45 minutes later you head off to make your third attempt to refuel for your 275-mile journey and make it at the next station with 0 miles to spare only to find that both are in use. After a 45-minute wait during which time you share refuelling horror stories with one of the other drivers, you are ready to refuel. This unmanned station uses a contactless card (debit or credit) and you proceed to refuel; card works, refuelling starts, then stops. You repeat this for 5 time over the next 20 minutes without success so call the helpline (props to Instavolt as they answer the phone, unlike MOST other providers). After a further 20 minutes the operator gets it all working and using your card you begin refuelling. Whilst waiting for the charging to complete (this one will take 90 minutes) you have a suspicion which is fully justified when you discover you have been charged £75. The operator informs you that a £15 charge is taken in advance of any charging session, but don’t worry you’ll get it back within a week (now that’s a license to print money!).
Having paid another £15, with your car fully charged, and having travelled under 30 miles in over 4 ½ hours, you set off on your journey. Trouble is you have 230 miles to go, and the car says it can only do 223 miles, fortunately the plan was always to stop after 2 or so hours for a break and to refuel the car. Your destination is already programmed into your satnav, and it is only 140 miles away. 2 ½ hours later you arrive at your destination, a reliable station with lots of fuel pumps, with 30 miles spare (you do the math) and drive straight to a free pump. You have the app which usually works and Ionity once again prove faithful providing you with a full tank of fuel in an hour for about £10, you set off on the final leg of your epic marathon.
The remainder of the journey is quite uneventful, and you arrive home after 9 ½ hours, £140 poorer.
THE END
As an electric car owner this kind of nightmare occurs regularly, speaking to many other electric car owners my experience is not atypical. Can you imagine having this kind of issue with petrol cars? I guess in the early 20th century those who graduated from the horse carriage to the horseless carriage might have had a similar experience, yet this is 2022, not 1922. With our governments objective to get everyone in electric vehicles within the next 10 to 15 years I quote the inimitable wisdom of Private Fraser who served with the Warmington-on-Sea Home Guard in WW2, “We’re doomed!”
PS: To pre-empt comments to this missive:
I don’t drive like a bat-out-of-hell, I use all the electronic doohickies to make my journeys as economic as possible.

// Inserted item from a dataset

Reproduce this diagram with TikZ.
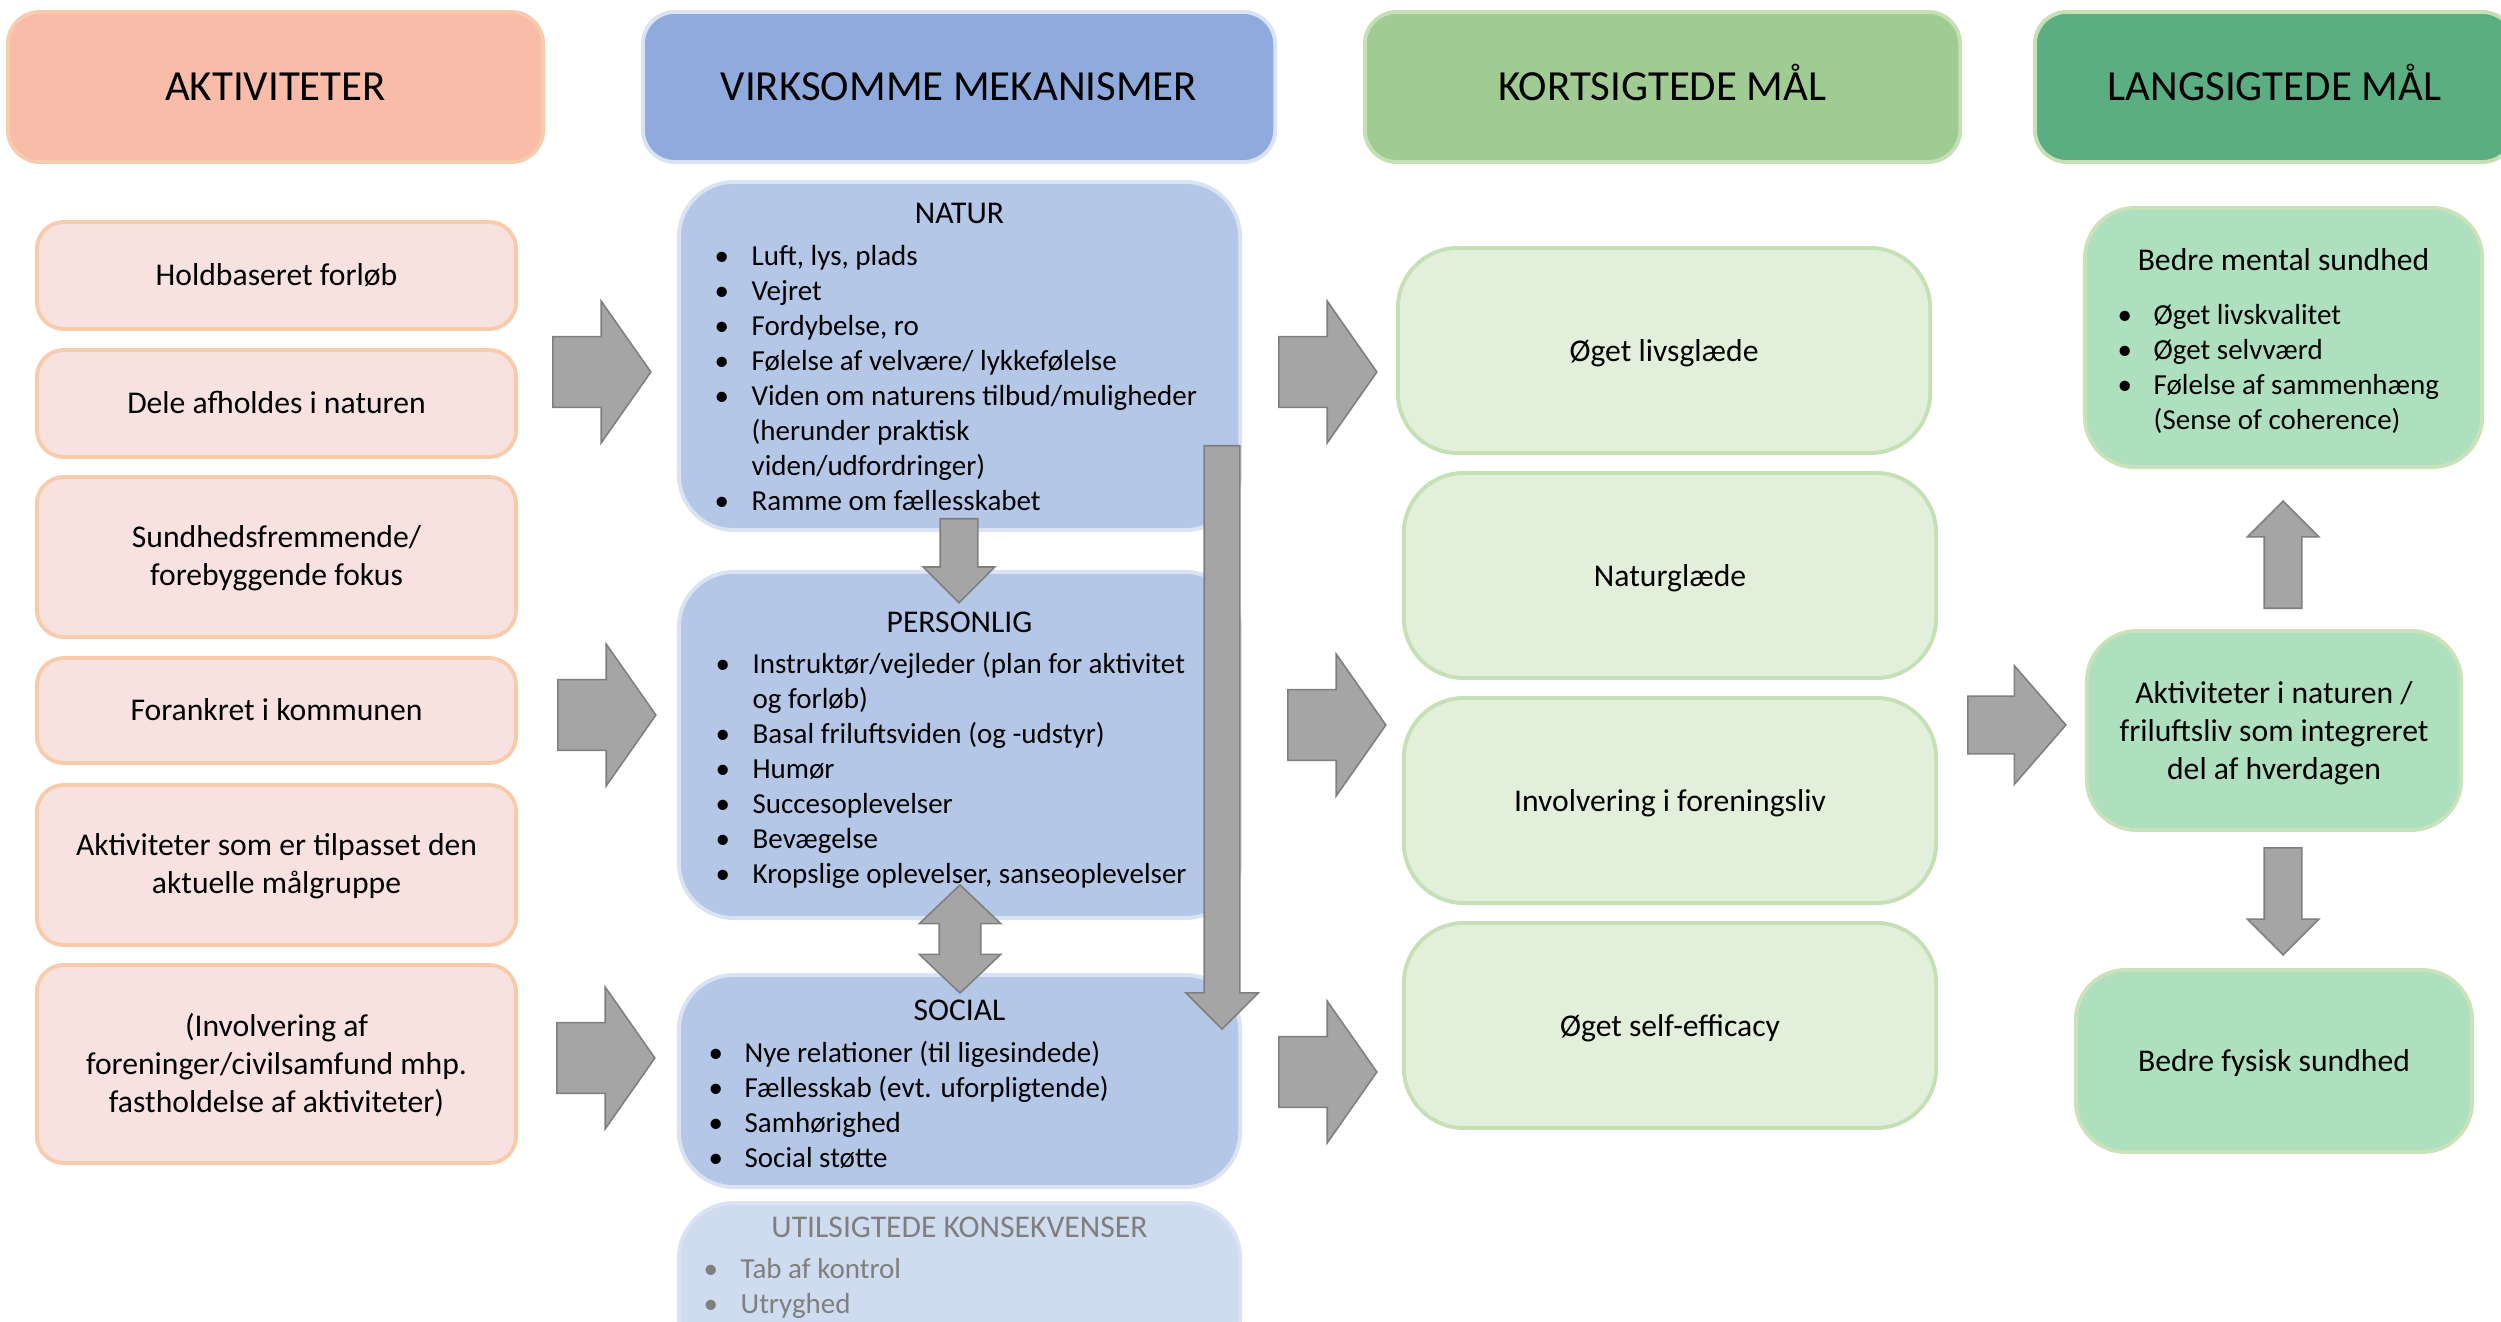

The journey in my previous car, a very nice hybrid, was only 240 miles as I didn’t have to go out of my way to find a charging station. It also only took me 4 ½ hours.
Yes I know it is much cheaper (at present) in an electric vehicle, but that is no compensation for spending 5 hours longer on a journey.
I did eventually get all my money back after exactly one week.
And finally, I do wish I still had my evil hybrid car!